Y no precisamente de cerdo o cornúpeta, aunque ahora que lo pienso…

Pues la cosa tiene sus migas y perendengues, y nos vamos a encontrar con casquería suficiente para que Telecinco y su discreta parrilla se pusieran como no digan dueñas haciéndosele a más de un presentador los dedos huéspedes si se pudieran teletransportar a ese momento histórico, y en el que las presuntas escandalosas revistas jovinas o ulanbatoras (ustedes seguro que coligen a cuáles me refiero) quedarían como hoja parroquial con lo que se vive y se intuye en ese dieciochesco siglo donde costumbres licenciosas y libertinas, andan como francés en Italia o italiano en Francia, que tanto me da como que me da lo mismo.

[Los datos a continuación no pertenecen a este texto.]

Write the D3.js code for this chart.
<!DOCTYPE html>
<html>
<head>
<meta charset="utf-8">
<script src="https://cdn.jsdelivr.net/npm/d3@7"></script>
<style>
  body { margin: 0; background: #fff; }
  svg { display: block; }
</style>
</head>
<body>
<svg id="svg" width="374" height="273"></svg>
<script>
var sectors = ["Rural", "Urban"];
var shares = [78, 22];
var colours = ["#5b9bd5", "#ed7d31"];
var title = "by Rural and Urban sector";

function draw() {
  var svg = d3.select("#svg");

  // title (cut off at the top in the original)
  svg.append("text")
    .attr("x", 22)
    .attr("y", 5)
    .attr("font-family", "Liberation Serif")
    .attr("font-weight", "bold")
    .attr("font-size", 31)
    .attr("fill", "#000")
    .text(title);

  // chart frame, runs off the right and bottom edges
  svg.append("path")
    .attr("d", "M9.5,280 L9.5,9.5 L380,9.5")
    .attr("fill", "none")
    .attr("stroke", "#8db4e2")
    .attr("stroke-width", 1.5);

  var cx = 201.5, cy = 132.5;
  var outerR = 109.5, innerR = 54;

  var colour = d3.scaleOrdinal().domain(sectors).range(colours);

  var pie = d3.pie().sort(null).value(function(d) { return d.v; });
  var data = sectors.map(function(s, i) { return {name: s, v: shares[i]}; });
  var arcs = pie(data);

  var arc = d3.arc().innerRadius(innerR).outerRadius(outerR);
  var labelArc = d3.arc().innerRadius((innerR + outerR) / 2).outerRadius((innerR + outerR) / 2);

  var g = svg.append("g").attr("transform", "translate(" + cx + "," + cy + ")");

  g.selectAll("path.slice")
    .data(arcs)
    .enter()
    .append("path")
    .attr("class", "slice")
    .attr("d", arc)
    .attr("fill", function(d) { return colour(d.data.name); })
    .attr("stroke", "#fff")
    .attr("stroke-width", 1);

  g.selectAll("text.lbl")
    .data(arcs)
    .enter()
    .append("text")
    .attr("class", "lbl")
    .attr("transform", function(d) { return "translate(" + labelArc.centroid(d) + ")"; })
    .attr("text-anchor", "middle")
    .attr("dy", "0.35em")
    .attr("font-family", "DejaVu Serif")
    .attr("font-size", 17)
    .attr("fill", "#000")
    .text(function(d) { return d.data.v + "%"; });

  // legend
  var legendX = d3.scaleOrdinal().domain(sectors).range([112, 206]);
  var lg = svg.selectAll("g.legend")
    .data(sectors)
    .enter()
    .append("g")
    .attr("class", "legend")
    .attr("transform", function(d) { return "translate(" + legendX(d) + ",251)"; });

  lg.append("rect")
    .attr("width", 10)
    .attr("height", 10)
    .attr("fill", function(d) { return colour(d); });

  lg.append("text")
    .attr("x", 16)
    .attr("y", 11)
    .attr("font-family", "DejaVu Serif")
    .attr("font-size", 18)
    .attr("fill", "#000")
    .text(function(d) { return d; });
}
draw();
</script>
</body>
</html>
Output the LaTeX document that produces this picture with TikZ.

Y hay periodistas en el ajo. Que el elenco de esta trama está tan sazonado de tipos variados, que van de testas coronadas a majos; de mancebos a altos funcionarios; de carboneros a manolas. Y policías que son perros de presa y que encajan quijadas como bulldog británico. Y religiosos resabiados que nos darán luz a lo que en la oscuridad quiere permanecer. Y hay muertos y matados, que no siempre son sinónimos. Y una conjura que parece tener la complacencia divina de la más guapa madrileña que va a salir de las canteras de Montesclaros.

Una novela histórica pero no lo es

Deléitense con el sabor de una novela histórica que no lo es, aunque la rezume por todas sus letras, y con una novela que sería thriller y novela negra si no fuera porque sus neblinas son las del alba madrileña, esa fresca que hiela sin niebla, y donde se respirará el misterio como olor de especias prohibidas en secreta abacería. Y que es a la vez, todo lo que he negado sea.

De forillo, ese nuevo Madrid que empieza a colegirse desde el atochal de Nuestra Señora hacia ese prado que nos dirige recto a los recoletos monacales y que quieren expandirse en su levante más allá de la ridícula verja de tiempos del Rey Planeta Felipe el Cuarto. Con un nuevo centro que pareciera heliocéntrico al tener a Apolo entre uno y otro dios (el otro acuáticamente más silente), pero que, como vemos hoy en día, queda el de la diosa como centro de una ciudad excéntrica en todos los sentidos, en una fuente que ha logrado ayuntarse a su vera hasta a la corporación municipal, y que quiere ser el alma y la guardiana celosa de un Madrid que guarda a la vista tantos secretos.

No creo que la vuelvan a ver con iguales ojos tras leer este libro que debemos a Cora, cuando pasen cerca o se la topen por cualquier razón o medio, sabiendo el que guarda, al filo de la navaja, la imperturbable Cibeles.